When someone gives you reasons that they do not want to be with you, do listen.

 

It does sound like the relationship is essentially over and he's just waiting for you to understand that, hopefully be able to move on with your life. He doesn't want to be with you. I am so sorry.

 

This doesn't read to me like there's any other choice or say in the matter. This person is as good as gone, checked out, left the building.

 

Will canceling the engagement dishonour you or hurt you in any way/threaten your safety? Do you have a place to go? It sounds like you are living with him.

Link to comment

I understand that yes.

 

It’s just he says he’s not 100% and he has said a lot of times he can’t see himself without me and that I am everything that he would want in a woman so guess I’m holding on to that - which I shouldn’t.

 

I do live abroad with him yes so I would have to fly home to my parents probably as I don’t know anyone around here.
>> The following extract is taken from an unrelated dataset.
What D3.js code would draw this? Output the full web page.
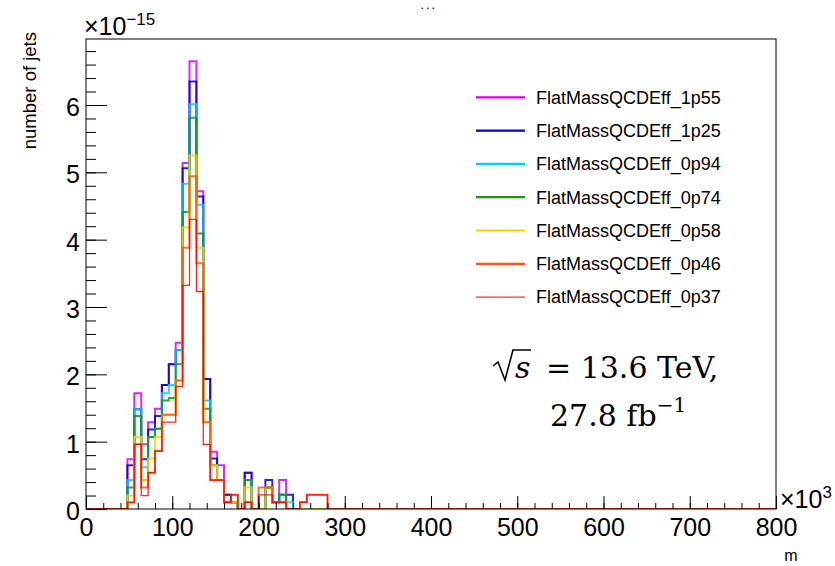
<!DOCTYPE html>
<html><head><meta charset="utf-8">
<script src="https://cdn.jsdelivr.net/npm/d3@7"></script>
<style>
body{margin:0;background:#fff;}
</style>
</head><body>
<svg id="c" width="835" height="566"></svg>
<script>
// ---------------- data ----------------
const binStart = 48;      // lower edge of first filled bin
const binWidth = 8;       // 100 bins over 0..800
const xMax = 800;
const seriesNames = ["FlatMassQCDEff_1p55","FlatMassQCDEff_1p25","FlatMassQCDEff_0p94",
  "FlatMassQCDEff_0p74","FlatMassQCDEff_0p58","FlatMassQCDEff_0p46","FlatMassQCDEff_0p37"];
const seriesColors = ["#d400ff","#0000cc","#00ccff","#119911","#ffcc00","#ff5511","#ff0000"];
// values in units of 1e-15, bins from 48 upward in steps of 8
const v1p55 = [0.74,1.72,0.96,1.29,1.49,1.84,2.15,2.47,5.14,6.65,4.72,1.93,0.85,0.65,0.21,0.10,0,0.54,0,0,0.32,0.10,0.43,0,0,0,0,0,0];
const v1p25 = [0.65,1.48,0.74,1.18,1.38,1.84,2.15,2.36,5.06,6.35,4.64,1.93,0.75,0.43,0.21,0.10,0,0.54,0,0,0.43,0.10,0.21,0.21,0,0,0,0,0];
const v0p94 = [0.43,1.48,0.62,1.07,1.19,1.72,1.84,2.36,4.83,6.01,4.52,1.61,0.65,0.43,0.10,0.10,0,0.43,0,0,0.32,0.10,0.21,0.10,0,0,0,0,0];
const v0p74 = [0.32,1.38,0.43,1.07,1.19,1.61,1.65,2.15,4.41,5.81,4.09,1.49,0.65,0.43,0.10,0.10,0,0.43,0,0,0.32,0.10,0.21,0,0,0,0,0,0];
const v0p58 = [0.20,1.07,0.43,0.75,1.07,1.40,1.40,1.91,4.18,5.25,3.88,1.29,0.65,0.43,0.10,0.10,0,0.32,0,0,0.32,0.10,0.10,0,0,0,0,0,0];
const v0p46 = [0.10,0.96,0.32,0.54,0.86,1.40,1.40,1.91,3.88,4.94,3.65,1.29,0.43,0.43,0.10,0.21,0,0.10,0,0.32,0.32,0.10,0.10,0,0,0.10,0.21,0.21,0.21];
const v0p37 = [0.095,0.96,0.20,0.54,0.86,1.29,1.29,1.82,3.32,4.30,3.23,0.96,0.43,0.43,0.10,0.21,0,0.10,0,0.21,0.21,0.10,0.10,0,0,0.10,0.21,0.21,0.21];
const seriesValues = [v1p55,v1p25,v0p94,v0p74,v0p58,v0p46,v0p37];
const xTickLabels = [0,100,200,300,400,500,600,700,800];
const yTickLabels = [0,1,2,3,4,5,6];
const yMax = 6.98;

// ---------------- layout ----------------
const sans = "'Liberation Sans', Arial, Helvetica, sans-serif";
const serif = "'DejaVu Serif', 'Liberation Serif', serif";
const svg = d3.select("#c").style("font-family", sans);
const L=86, R=776, T=39, B=509;
const x = d3.scaleLinear().domain([0,xMax]).range([L,R]);
const y = d3.scaleLinear().domain([0,yMax]).range([B,T]);

svg.append("rect").attr("width",835).attr("height",566).attr("fill","#fff");

svg.append("defs").append("clipPath").attr("id","clip")
  .append("rect").attr("x",L).attr("y",T-1).attr("width",R-L).attr("height",B-T+1);

// histograms
const nb = Math.round(xMax/binWidth);
const line = d3.line().x(d=>x(d[0])).y(d=>y(d[1])).curve(d3.curveStepAfter);
const g = svg.append("g").attr("clip-path","url(#clip)");
seriesValues.forEach((vals,si)=>{
  const pts = [];
  const first = Math.round(binStart/binWidth);
  for(let k=0;k<nb;k++){
    const idx = k-first;
    const v = (idx>=0 && idx<vals.length) ? vals[idx] : 0;
    pts.push([k*binWidth, v]);
  }
  pts.push([xMax, 0]);
  g.append("path").attr("d", line(pts)).attr("fill","none")
    .attr("stroke", seriesColors[si]).attr("stroke-width", si===6?1.3:2)
    .attr("stroke-opacity", 0.85);
});

// frame
svg.append("rect").attr("x",L).attr("y",T).attr("width",R-L).attr("height",B-T)
  .attr("fill","none").attr("stroke","#000").attr("stroke-width",1);

// x axis
svg.append("g").attr("transform",`translate(0,${B})`)
  .call(d3.axisBottom(x).tickValues(xTickLabels).tickSize(-13).tickPadding(9).tickFormat(d3.format("d")));
svg.append("g").attr("transform",`translate(0,${B})`)
  .call(d3.axisBottom(x).tickValues(d3.range(0,xMax+1,20)).tickSize(-6).tickFormat(""));
// y axis
const yAxis = svg.append("g").attr("transform",`translate(${L},0)`)
  .call(d3.axisLeft(y).tickValues(yTickLabels).tickSize(-21).tickPadding(6).tickFormat(d3.format("d")));
svg.append("g").attr("transform",`translate(${L},0)`)
  .call(d3.axisLeft(y).tickValues(d3.range(0,6.81,0.2)).tickSize(-10).tickFormat(""));
svg.selectAll(".domain").remove();
svg.selectAll(".tick line").attr("stroke","#000").attr("stroke-width",1);
svg.selectAll(".tick text").attr("font-size",25).attr("font-family",sans).attr("fill","#000");
yAxis.selectAll(".tick text").attr("dy","0.42em");

// exponent labels
const e1 = svg.append("text").attr("x",84).attr("y",35).attr("font-size",25);
e1.append("tspan").text("×10");
e1.append("tspan").attr("font-size",17).attr("dy",-10).text("−15");
const e2 = svg.append("text").attr("x",780).attr("y",508).attr("font-size",25);
e2.append("tspan").text("×10");
e2.append("tspan").attr("font-size",17).attr("dy",-10).text("3");

// axis titles
svg.append("text").attr("transform","translate(36,32) rotate(-90)").attr("text-anchor","end")
  .attr("font-size",18.5).text("number of jets");
svg.append("text").attr("x",791).attr("y",561).attr("text-anchor","middle").attr("font-size",16).text("m");
svg.append("text").attr("x",421).attr("y",8.6).attr("font-size",9).attr("font-weight","bold")
  .attr("letter-spacing",3).text("...");

// legend
const leg = svg.append("g");
seriesNames.forEach((n,i)=>{
  const yy = 97.3 + 33.3*i;
  leg.append("line").attr("x1",476).attr("x2",525).attr("y1",yy).attr("y2",yy)
    .attr("stroke",seriesColors[i]).attr("stroke-width", i===6?1:2.2);
  leg.append("text").attr("x",536).attr("y",yy).attr("dy","0.35em").attr("font-size",18).text(n);
});

// energy / lumi label
svg.append("path").attr("d","M493,366 L498,362 L505,380 L513,350 L531,350")
  .attr("fill","none").attr("stroke","#000").attr("stroke-width",1.6);
svg.append("text").attr("x",515).attr("y",378).attr("font-family",serif).attr("font-style","italic")
  .attr("font-size",30).text("s");
svg.append("text").attr("x",546).attr("y",378).attr("font-family",serif).attr("font-size",30)
  .text("= 13.6 TeV,");
const l2 = svg.append("text").attr("x",550).attr("y",426).attr("font-family",serif).attr("font-size",30);
l2.append("tspan").text("27.8 fb");
l2.append("tspan").attr("font-size",20).attr("dy",-14).text("−1");
</script>
</body></html>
At current no there isn’t any flights home to my parents so if we did part I would probably have to stay in a hotel or something until there are flights home - which may be soon with any luck. I wouldn’t say I’m in any harm - nothing would happen to me. All his family live around here. It is obviously a huge embarrassment to cancel the wedding as all our family and guests know about it already - but obviously this is a small price to pay for future unhappiness.

Link to comment

If you do not feel good about this there are very good reasons why. Many don't take heed of the warnings before marrying and end up doing it instead or finding themselves trapped. Mixed signals are no good. The bits about his ex are no good. Hot and cold behaviours or inconsistent moods, mood disorders, paranoia, doubt, changes in personality, untreated mental health issues. All these are your cue to weigh the situation a bit more carefully.

 

The most worrying part to me is in your first post where he tells you he doesn't get enjoyment out of the relationship anymore. I understand your concerns are that it's a mixed up situation with other issues in the back and foreground. You're about to start your life with someone. Although there is no one who can tell you what to do, I'd strongly urge you to reconsider the engagement. If you were my daughter I would want you to come home, not stay in this place with him. At the very least go home, be with your family, reconsider and give yourself more time and breathing room.

Link to comment

Archived

This topic is now archived and is closed to further replies.

×
×
  • Create New...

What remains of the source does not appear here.